The Earl of Pembroke's Men was an Elizabethan era playing company, or troupe of actors, in English Renaissance theatre. They functioned under the patronage of Henry Herbert, 2nd Earl of Pembroke. Early and equivocal mentions of a Pembroke's company reach as far back as 1575; but the company is known for certain to have been in existence in 1592. In that year, a share in the company was valued at £80 (more than William Shakespeare would pay for New Place in Stratford-upon-Avon five years later).

Some think that Shakespeare spent time as both an actor and writer for Pembroke's Men in the early 1590s. Two of the earliest quarto publications of individual Shakespearean plays are both linked to this company: the title page of the earliest text of Henry VI, Part 3 (1595) states that the play was performed by Pembroke's Men, while the title page of Q1 of Titus Andronicus (1594) states that that play was acted by three companies, Pembroke's Men, Derby's Men, and Sussex's Men. The mention of three acting companies for one play is unusual; but the early 1590s were difficult years for the professional actors of the day. Severe epidemics of bubonic plague forced a halt to public performances in and around London; the actors' troupes toured the provinces, splintered and recombined, and generally did whatever was necessary to continue.
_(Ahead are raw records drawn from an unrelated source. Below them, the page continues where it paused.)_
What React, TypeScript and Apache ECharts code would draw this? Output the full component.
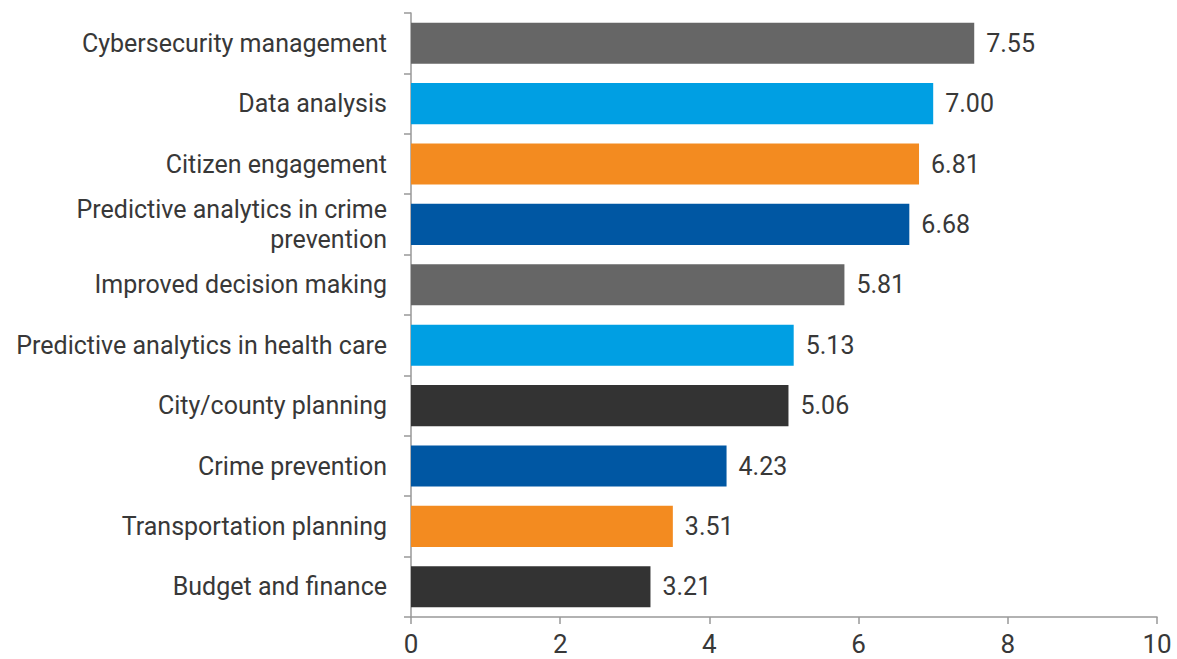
import React, { useEffect, useRef } from "react";
import * as echarts from "echarts";

const categories = [
  "Cybersecurity management",
  "Data analysis",
  "Citizen engagement",
  "Predictive analytics in crime\nprevention",
  "Improved decision making",
  "Predictive analytics in health care",
  "City/county planning",
  "Crime prevention",
  "Transportation planning",
  "Budget and finance",
];
const values = [7.55, 7.0, 6.81, 6.68, 5.81, 5.13, 5.06, 4.23, 3.51, 3.21];
const barColors = [
  "#666666",
  "#009FE3",
  "#F38B20",
  "#0057A3",
  "#666666",
  "#009FE3",
  "#333333",
  "#0057A3",
  "#F38B20",
  "#333333",
];
const xTicks = [0, 2, 4, 6, 8, 10];

export default function App() {
  const ref = useRef<HTMLDivElement>(null);
  useEffect(() => {
    const chart = echarts.init(ref.current!, null, { renderer: "svg" });
    chart.setOption({
      animation: false,
      textStyle: { fontFamily: "Roboto" },
      grid: { left: 411, right: 20, top: 13, bottom: 42, containLabel: false },
      xAxis: {
        type: "value",
        min: xTicks[0],
        max: xTicks[xTicks.length - 1],
        interval: 2,
        splitLine: { show: false },
        axisLine: { show: true, lineStyle: { color: "#999999", width: 1.5 } },
        axisTick: { show: true, length: 7, lineStyle: { color: "#999999", width: 1.5 } },
        axisLabel: { color: "#383838", fontSize: 26, margin: 14 },
      },
      yAxis: {
        type: "category",
        data: categories,
        inverse: true,
        axisLine: { show: true, lineStyle: { color: "#999999", width: 1.5 } },
        axisTick: { show: true, length: 7, alignWithLabel: false, lineStyle: { color: "#999999", width: 1.5 } },
        axisLabel: { color: "#383838", fontSize: 25, margin: 24, lineHeight: 30, align: "right" },
      },
      series: [
        {
          type: "bar",
          data: values.map((v, i) => ({ value: v, itemStyle: { color: barColors[i] } })),
          barCategoryGap: "32%",
          label: {
            show: true,
            position: "right",
            distance: 12,
            color: "#383838",
            fontSize: 25,
            formatter: (p: any) => Number(p.value).toFixed(2),
          },
        },
      ],
    });
    return () => chart.dispose();
  }, []);
  return (
    <div
      ref={ref}
      style={{ position: "absolute", left: 0, top: 0, width: 1177, height: 659 }}
    />
  );
}
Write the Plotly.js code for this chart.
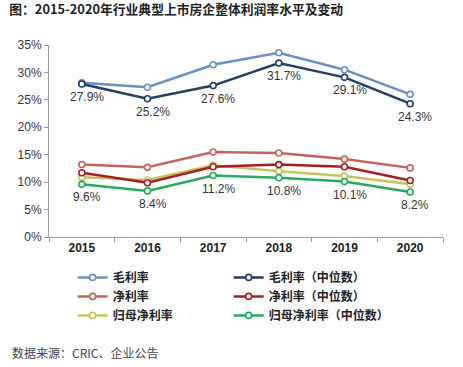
<!DOCTYPE html>
<html><head><meta charset="utf-8">
<script src="https://cdn.plot.ly/plotly-3.0.1.min.js"></script>
<style>html,body{margin:0;padding:0;background:#fff}#c{width:463px;height:367px}</style>
</head><body><div id="c"></div>
<script>
const years = ['2015','2016','2017','2018','2019','2020'];
const gross = [28.1, 27.3, 31.4, 33.6, 30.5, 26.0];
const grossMed = [27.9, 25.2, 27.6, 31.7, 29.1, 24.3];
const net = [13.2, 12.7, 15.5, 15.3, 14.2, 12.6];
const netMed = [11.7, 9.9, 12.8, 13.2, 12.8, 10.3];
const parentNet = [10.9, 10.4, 13.1, 12.0, 11.1, 9.6];
const parentNetMed = [9.6, 8.4, 11.2, 10.8, 10.1, 8.2];
const names = ['毛利率','毛利率（中位数）','净利率','净利率（中位数）','归母净利率','归母净利率（中位数）'];
const titleText = '图：2015-2020年行业典型上市房企整体利润率水平及变动';
const sourceText = '数据来源：CRIC、企业公告';

const F = 'Liberation Sans, Arial, Noto Sans CJK SC, sans-serif';
const CJK = 'Noto Sans CJK SC, Liberation Sans, sans-serif';
const colors = ['#6a90bf','#233f66','#c6625c','#a51f22','#c4c45e','#25aa5e'];
const series = [gross, grossMed, net, netMed, parentNet, parentNetMed];
const legendIds = ['legend','legend2','legend','legend2','legend','legend2'];

const traces = series.map((s,i)=>({
  x: years, y: s.map(v=>v/100), name: names[i], type:'scatter', mode:'lines+markers',
  line:{color:colors[i], width:2.5},
  marker:{symbol:'circle', size:6, color:'#ffffff', line:{color:colors[i], width:1.6}},
  legend: legendIds[i], legendrank: i+1, hoverinfo:'skip'
}));
// draw order: put green and navy on top
const order = [0,2,4,3,1,5];
const data = order.map(i=>traces[i]);

const annotations = [];
[grossMed, parentNetMed].forEach(s=>{
  s.forEach((v,j)=>annotations.push({x:j, y:v/100, xref:'x', yref:'y', text:v.toFixed(1)+'%',
    showarrow:false, xshift:5, yshift:-13, font:{family:F,size:12,color:'#333'}}));
});
annotations.push({xref:'paper', yref:'paper', x:-0.1, y:-0.6, xanchor:'left', yanchor:'middle',
  text:sourceText, showarrow:false, font:{family:CJK,size:12,color:'#444'}});

const layout = {
  width:463, height:367, paper_bgcolor:'#fff', plot_bgcolor:'#fff',
  margin:{l:49, r:20, t:45, b:130},
  title:{text:titleText, x:0.02, xref:'container', xanchor:'left', y:0.975, yref:'container', yanchor:'middle',
    font:{family:CJK, size:12.8, color:'#222', weight:'bold'}},
  xaxis:{type:'category', range:[-0.5,5.5], showgrid:false, showline:true, linecolor:'#999', linewidth:1,
    ticks:'outside', tickson:'boundaries', ticklen:4, tickcolor:'#999',
    tickfont:{family:F, size:12, color:'#222', weight:'bold'}, fixedrange:true},
  yaxis:{range:[0,0.35], dtick:0.05, tickformat:'.0%', showgrid:false, showline:true, linecolor:'#999', linewidth:1,
    ticks:'outside', ticklen:4, tickcolor:'#999', zeroline:false,
    tickfont:{family:F, size:12, color:'#333'}},
  showlegend:true,
  legend:{x:0.06, y:-0.135, xanchor:'left', yanchor:'top', orientation:'v', bgcolor:'rgba(0,0,0,0)',
    font:{family:CJK, size:12, color:'#222', weight:'bold'}, traceorder:'normal', itemwidth:30},
  legend2:{x:0.456, y:-0.135, xanchor:'left', yanchor:'top', orientation:'v', bgcolor:'rgba(0,0,0,0)',
    font:{family:CJK, size:12, color:'#222', weight:'bold'}, traceorder:'normal', itemwidth:30},
  annotations: annotations
};
Plotly.newPlot('c', data, layout, {displayModeBar:false, staticPlot:true});
</script></body></html>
The company that toured under Pembroke's patronage in 1592 is generally considered to have been formed by personnel from Lord Strange's Men and the Lord Admiral's Men, two companies that had been working together at Philip Henslowe's Rose Theatre in 1591. The tour lasted about ten months and was a financial failure. Their tour of 1593 featured 3 Henry VI; other plays in their repertory at the time were Christopher Marlowe's Edward II, and the The Taming of a Shrew (a different version of the Shakespeare play known today). The 1593 tour was also a disappointment; a letter that Henslowe wrote to Edward Alleyn in September 1593 states that Pembroke's Men had been home from their tour for five of six weeks, and had had to pawn their costumes. The company's members struggled through, however; they were touring the provinces again in 1595 and 1596.